Ahora bien, este no es el momento para la premura, la improvisación o la euforia. Quienes integran la verdadera oposición, no se conforman con “transiciones” ficticias y demandan un cambio radical de las estructuras de gobierno y de la sociedad cubana tienen que pisar firme y andar despacio. Porque la tiranía tiene todavía los fusiles, la policía, las cárceles y la voluntad de utilizarlas para aferrarse al poder. Opino que los días del régimen están contados pero todavía no podemos hablar de fecha y hora.
Eso sí, este es el momento de la cautela, de la persistencia y de la preparación para aprovechar las oportunidades que podrían abrirse como resultado de este paréntesis que nos habrá llegado tarde pero que no podemos desaprovechar. Aún desde su lecho de enfermo, Fidel Castro era un factor de estabilidad entre las mafias que luchaban y todavía luchan por el poder dentro del régimen. Ahora con renovados bríos. En los últimos diez años los “raulistas” se hicieron con el botín y desplazaron a los “fidelistas”. Con la muerte del dinosaurio, el panorama ha cambiado y podría producir un ajuste en la balanza de poder. Los fidelistas desplazados por Raúl en la última década podrían reclamar ahora una proporción mayor del botín que les fue arrebatado. Cualquier grieta en la represa de la represión podría dar paso a un torrente de rebeldía popular que sería literalmente mortal para los tiranos y sus testaferros.
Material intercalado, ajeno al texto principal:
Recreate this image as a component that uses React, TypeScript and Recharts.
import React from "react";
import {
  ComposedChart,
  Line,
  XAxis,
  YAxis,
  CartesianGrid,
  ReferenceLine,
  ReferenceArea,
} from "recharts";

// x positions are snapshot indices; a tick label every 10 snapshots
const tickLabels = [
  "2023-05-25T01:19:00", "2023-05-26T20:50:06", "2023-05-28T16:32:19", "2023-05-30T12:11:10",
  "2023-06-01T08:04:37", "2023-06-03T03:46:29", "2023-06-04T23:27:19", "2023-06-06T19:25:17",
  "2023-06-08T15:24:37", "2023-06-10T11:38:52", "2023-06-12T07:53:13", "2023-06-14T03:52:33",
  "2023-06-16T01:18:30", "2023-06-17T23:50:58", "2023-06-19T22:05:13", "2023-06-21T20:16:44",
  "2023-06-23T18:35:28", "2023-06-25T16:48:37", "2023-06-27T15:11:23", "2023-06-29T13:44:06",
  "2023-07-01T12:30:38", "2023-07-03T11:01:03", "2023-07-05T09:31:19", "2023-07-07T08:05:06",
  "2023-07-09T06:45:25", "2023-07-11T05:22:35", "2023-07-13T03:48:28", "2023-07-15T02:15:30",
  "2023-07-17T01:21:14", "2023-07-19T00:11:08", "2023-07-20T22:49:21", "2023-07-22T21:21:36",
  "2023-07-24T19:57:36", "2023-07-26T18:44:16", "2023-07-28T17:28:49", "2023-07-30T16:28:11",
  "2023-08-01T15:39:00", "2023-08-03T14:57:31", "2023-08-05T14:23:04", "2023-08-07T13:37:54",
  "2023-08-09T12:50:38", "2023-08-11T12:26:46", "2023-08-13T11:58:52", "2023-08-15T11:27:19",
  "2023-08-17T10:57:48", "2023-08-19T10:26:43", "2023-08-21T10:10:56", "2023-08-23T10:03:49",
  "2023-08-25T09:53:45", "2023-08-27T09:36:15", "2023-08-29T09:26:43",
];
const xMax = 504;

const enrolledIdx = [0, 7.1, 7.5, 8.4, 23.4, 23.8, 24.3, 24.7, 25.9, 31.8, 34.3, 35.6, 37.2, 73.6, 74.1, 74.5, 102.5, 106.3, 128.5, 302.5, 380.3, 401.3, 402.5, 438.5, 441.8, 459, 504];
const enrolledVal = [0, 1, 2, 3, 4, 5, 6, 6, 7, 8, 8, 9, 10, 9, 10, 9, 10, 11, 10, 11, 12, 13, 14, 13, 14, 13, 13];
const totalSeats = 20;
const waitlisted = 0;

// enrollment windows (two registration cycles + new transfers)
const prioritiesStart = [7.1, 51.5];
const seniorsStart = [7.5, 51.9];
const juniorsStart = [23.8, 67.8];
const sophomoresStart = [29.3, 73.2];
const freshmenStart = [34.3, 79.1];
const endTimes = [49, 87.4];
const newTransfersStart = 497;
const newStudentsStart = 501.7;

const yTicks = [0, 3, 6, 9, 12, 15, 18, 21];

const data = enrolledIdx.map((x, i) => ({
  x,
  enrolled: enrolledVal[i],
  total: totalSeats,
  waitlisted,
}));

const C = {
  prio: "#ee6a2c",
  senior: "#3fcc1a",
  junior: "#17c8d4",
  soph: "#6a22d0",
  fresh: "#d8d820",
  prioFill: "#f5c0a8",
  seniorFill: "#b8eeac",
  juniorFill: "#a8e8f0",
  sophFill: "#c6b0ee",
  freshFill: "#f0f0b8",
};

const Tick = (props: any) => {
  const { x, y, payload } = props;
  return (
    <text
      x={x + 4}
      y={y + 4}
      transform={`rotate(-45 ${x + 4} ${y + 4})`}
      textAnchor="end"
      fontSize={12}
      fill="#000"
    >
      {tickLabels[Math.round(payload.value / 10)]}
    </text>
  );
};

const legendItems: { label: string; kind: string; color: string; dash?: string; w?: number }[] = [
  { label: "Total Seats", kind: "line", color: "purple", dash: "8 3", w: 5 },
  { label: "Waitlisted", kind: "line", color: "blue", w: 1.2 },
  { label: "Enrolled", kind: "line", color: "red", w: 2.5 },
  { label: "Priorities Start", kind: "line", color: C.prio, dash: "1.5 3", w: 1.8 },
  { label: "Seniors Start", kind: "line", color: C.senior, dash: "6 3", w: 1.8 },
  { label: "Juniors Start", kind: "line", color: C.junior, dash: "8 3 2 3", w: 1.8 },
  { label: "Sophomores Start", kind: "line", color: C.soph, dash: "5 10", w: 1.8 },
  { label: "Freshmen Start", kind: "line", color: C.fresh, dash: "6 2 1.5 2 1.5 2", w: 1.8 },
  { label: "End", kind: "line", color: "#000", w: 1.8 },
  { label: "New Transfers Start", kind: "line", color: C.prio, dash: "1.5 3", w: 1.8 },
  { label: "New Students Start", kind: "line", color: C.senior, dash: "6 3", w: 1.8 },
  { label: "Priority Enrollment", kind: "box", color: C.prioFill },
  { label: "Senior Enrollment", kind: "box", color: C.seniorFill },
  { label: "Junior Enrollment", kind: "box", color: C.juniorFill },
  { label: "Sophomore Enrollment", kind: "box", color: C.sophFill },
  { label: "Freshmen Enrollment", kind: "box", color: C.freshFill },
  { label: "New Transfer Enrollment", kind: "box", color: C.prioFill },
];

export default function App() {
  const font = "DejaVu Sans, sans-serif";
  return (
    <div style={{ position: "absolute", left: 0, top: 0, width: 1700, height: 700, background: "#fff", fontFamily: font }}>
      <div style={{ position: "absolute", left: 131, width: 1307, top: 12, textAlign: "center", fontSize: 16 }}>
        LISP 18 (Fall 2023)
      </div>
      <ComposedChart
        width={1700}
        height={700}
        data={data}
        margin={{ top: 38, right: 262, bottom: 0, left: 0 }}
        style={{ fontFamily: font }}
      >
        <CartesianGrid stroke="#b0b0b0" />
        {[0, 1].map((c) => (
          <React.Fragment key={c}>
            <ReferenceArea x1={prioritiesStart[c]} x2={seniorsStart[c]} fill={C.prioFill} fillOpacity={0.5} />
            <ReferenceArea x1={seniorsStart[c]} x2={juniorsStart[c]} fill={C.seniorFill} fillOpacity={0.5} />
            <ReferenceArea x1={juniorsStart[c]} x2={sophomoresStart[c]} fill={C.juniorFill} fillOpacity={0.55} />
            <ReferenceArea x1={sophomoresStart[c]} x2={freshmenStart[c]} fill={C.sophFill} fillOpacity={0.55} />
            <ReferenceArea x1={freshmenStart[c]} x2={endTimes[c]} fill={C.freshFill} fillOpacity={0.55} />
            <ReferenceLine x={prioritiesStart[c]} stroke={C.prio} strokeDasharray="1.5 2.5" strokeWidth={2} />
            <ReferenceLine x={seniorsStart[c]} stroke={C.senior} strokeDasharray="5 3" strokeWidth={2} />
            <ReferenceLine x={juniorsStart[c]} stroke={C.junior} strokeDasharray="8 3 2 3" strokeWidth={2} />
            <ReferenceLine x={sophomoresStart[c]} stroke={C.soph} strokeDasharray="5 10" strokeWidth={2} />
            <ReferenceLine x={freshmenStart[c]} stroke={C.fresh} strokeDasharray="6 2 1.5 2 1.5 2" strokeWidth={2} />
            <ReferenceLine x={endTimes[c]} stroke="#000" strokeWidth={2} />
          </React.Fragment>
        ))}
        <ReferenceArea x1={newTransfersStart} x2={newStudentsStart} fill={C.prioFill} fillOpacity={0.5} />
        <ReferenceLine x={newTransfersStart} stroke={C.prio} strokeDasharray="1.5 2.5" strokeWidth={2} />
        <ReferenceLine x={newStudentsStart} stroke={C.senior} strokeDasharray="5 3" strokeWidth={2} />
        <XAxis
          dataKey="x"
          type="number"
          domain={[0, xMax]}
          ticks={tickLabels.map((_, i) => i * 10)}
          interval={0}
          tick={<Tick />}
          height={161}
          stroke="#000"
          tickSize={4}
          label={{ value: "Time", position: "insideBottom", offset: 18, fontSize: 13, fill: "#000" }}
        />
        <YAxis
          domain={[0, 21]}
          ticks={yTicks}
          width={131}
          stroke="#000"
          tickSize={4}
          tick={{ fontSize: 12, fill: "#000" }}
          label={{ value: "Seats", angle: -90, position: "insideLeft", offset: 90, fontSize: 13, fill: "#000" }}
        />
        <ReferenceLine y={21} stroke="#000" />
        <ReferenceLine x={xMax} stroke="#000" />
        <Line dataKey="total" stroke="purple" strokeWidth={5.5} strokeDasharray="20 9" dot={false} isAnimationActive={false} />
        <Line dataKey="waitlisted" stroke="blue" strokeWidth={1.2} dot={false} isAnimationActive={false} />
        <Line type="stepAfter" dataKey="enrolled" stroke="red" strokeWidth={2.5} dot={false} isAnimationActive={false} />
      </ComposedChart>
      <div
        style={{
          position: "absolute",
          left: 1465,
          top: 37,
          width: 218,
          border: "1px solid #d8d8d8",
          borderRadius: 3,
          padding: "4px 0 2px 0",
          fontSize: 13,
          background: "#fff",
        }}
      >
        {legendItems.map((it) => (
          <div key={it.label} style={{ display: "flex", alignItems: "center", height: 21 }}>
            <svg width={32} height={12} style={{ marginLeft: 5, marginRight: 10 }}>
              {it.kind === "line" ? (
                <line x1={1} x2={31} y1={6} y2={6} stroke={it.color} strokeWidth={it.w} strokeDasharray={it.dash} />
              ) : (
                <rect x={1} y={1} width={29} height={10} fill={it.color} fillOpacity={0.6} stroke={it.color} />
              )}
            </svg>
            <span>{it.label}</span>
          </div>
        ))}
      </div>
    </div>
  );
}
Esa sería la meta final de una libertad por la que hemos luchado en este camino de 57 años de sangre, miseria y muerte. La meta que alcanzaremos los cubanos sin otra ayuda que la de Dios porque nuestra soledad ha sido absoluta. A nadie le deberemos favores ni a nadie le permitiremos injerencias. Haríamos realidad la Cuba ilustrada de Martí, rebelde de Maceo e integra de Máximo Gómez. ¡Alerta todos los cubanos buenos que la hora se acerca!.